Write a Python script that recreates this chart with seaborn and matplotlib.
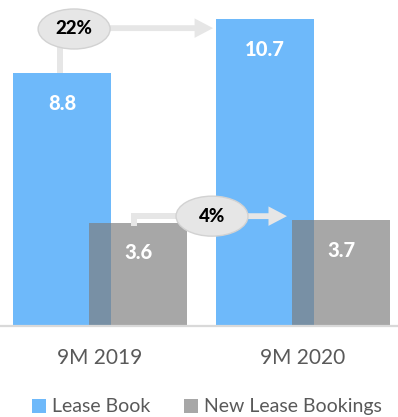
import matplotlib
matplotlib.use("Agg")
import matplotlib.pyplot as plt
from matplotlib.patches import Ellipse, Patch
import seaborn as sns
import pandas as pd

periods = ["9M 2019", "9M 2020"]
lease_book = [8.8, 10.7]
new_bookings = [3.6, 3.7]
series_names = ["Lease Book", "New Lease Bookings"]
growth_labels = ["22%", "4%"]

blue = "#6EB9FA"
grey = "#7D7D7D"
grey_alpha = 0.68
text_grey = "#595959"
bubble_fill = "#E6E6E6"
bubble_edge = "#D2D2D2"

df = pd.DataFrame({
    "period": periods * 2,
    "series": [series_names[0]] * 2 + [series_names[1]] * 2,
    "value": lease_book + new_bookings,
})

sns.set_theme(style="white")
plt.rcParams["font.family"] = ["Lato", "DejaVu Sans"]

fig = plt.figure(figsize=(3.98, 4.17), dpi=100)
ax = fig.add_axes([0, 0.218, 1, 0.782])

sns.barplot(data=df, x="period", y="value", hue="series",
            palette=[blue, grey], saturation=1, dodge=True, width=0.748,
            legend=False, ax=ax)

# widen the bars so that each pair overlaps
bar_w = 0.483
bars = {}
for patch in ax.patches:
    c = patch.get_x() + patch.get_width() / 2
    patch.set_width(bar_w)
    patch.set_x(c - bar_w / 2)
    patch.set_linewidth(0)
    h = patch.get_height()
    if h in new_bookings:
        patch.set_alpha(grey_alpha)
        bars[("new", new_bookings.index(h))] = patch
    else:
        bars[("book", lease_book.index(h))] = patch

ax.set_xlim(-0.493, 1.468)
ax.set_ylim(0, 11.36)
ax.set_xlabel("")
ax.set_ylabel("")
ax.set_yticks([])
for s in ["top", "left", "right"]:
    ax.spines[s].set_visible(False)
ax.spines["bottom"].set_color("#D9D9D9")
ax.spines["bottom"].set_linewidth(1.6)
ax.tick_params(axis="x", length=0, pad=16, labelsize=15, labelcolor=text_grey)

# value labels inside the bars
for (kind, i), p in bars.items():
    cx = p.get_x() + p.get_width() / 2
    ax.text(cx, p.get_height() - 1.05, f"{p.get_height():.1f}", ha="center",
            va="center", color="white", fontsize=14.5, fontweight="black")

px_x = 1 / 203.0
px_y = 1 / 28.7


def bubble(x, y, label):
    e = Ellipse((x, y), 72 * px_x, 40 * px_y, facecolor=bubble_fill,
                edgecolor=bubble_edge, linewidth=1.0, zorder=5)
    ax.add_patch(e)
    ax.text(x, y, label, ha="center", va="center", fontsize=13.5,
            fontweight="black", color="black", zorder=6)


def connector(xs, ys):
    ax.plot(xs, ys, color=bubble_fill, lw=4.3, solid_capstyle="butt",
            solid_joinstyle="miter", zorder=4)


def arrow(x0, x1, y):
    ax.annotate("", xy=(x1, y), xytext=(x0, y),
                arrowprops=dict(arrowstyle="simple,head_length=0.95,head_width=1.0,tail_width=0.3",
                                mutation_scale=14, color=bubble_fill, lw=0,
                                shrinkA=0, shrinkB=0), zorder=4)


# Lease Book growth
b0, b1 = bars[("book", 0)], bars[("book", 1)]
y_top = lease_book[1] - 0.35
bx = b0.get_x() + b0.get_width() / 2 + 12 * px_x
connector([b0.get_x() + 47 * px_x] * 2, [lease_book[0], y_top])
arrow(bx, b1.get_x() - 3 * px_x, y_top + 0.03)
bubble(bx, y_top, growth_labels[0])

# New Lease Bookings growth
n0, n1 = bars[("new", 0)], bars[("new", 1)]
y_mid = new_bookings[0] + 0.23
vx = n0.get_x() + 45 * px_x
cx2 = n0.get_x() + n0.get_width() + 25 * px_x
connector([vx, vx, cx2], [new_bookings[0] - 0.1, y_mid, y_mid])
arrow(cx2, n1.get_x() - 5 * px_x, y_mid)
bubble(cx2, y_mid, growth_labels[1])

handles = [Patch(facecolor=blue, edgecolor="none"),
           Patch(facecolor=grey, alpha=grey_alpha, edgecolor="none")]
fig.legend(handles, series_names, loc="center", bbox_to_anchor=(0.52, 0.024),
           ncol=2, frameon=False, fontsize=14, labelcolor=text_grey,
           handlelength=0.72, handleheight=0.72, handletextpad=0.3,
           columnspacing=1.7, borderpad=0)

fig.savefig("out.png", dpi=100)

──────────

Restate the data word for word from its first line through the line with "ax = fig.add_axes([0, 0.218, 1, 0.782])", leaving out any picture along the way.

EXERCISE SOLUTION:
Write a Python script that recreates this chart with seaborn and matplotlib.
import matplotlib
matplotlib.use("Agg")
import matplotlib.pyplot as plt
from matplotlib.patches import Ellipse, Patch
import seaborn as sns
import pandas as pd

periods = ["9M 2019", "9M 2020"]
lease_book = [8.8, 10.7]
new_bookings = [3.6, 3.7]
series_names = ["Lease Book", "New Lease Bookings"]
growth_labels = ["22%", "4%"]

blue = "#6EB9FA"
grey = "#7D7D7D"
grey_alpha = 0.68
text_grey = "#595959"
bubble_fill = "#E6E6E6"
bubble_edge = "#D2D2D2"

df = pd.DataFrame({
    "period": periods * 2,
    "series": [series_names[0]] * 2 + [series_names[1]] * 2,
    "value": lease_book + new_bookings,
})

sns.set_theme(style="white")
plt.rcParams["font.family"] = ["Lato", "DejaVu Sans"]

fig = plt.figure(figsize=(3.98, 4.17), dpi=100)
ax = fig.add_axes([0, 0.218, 1, 0.782])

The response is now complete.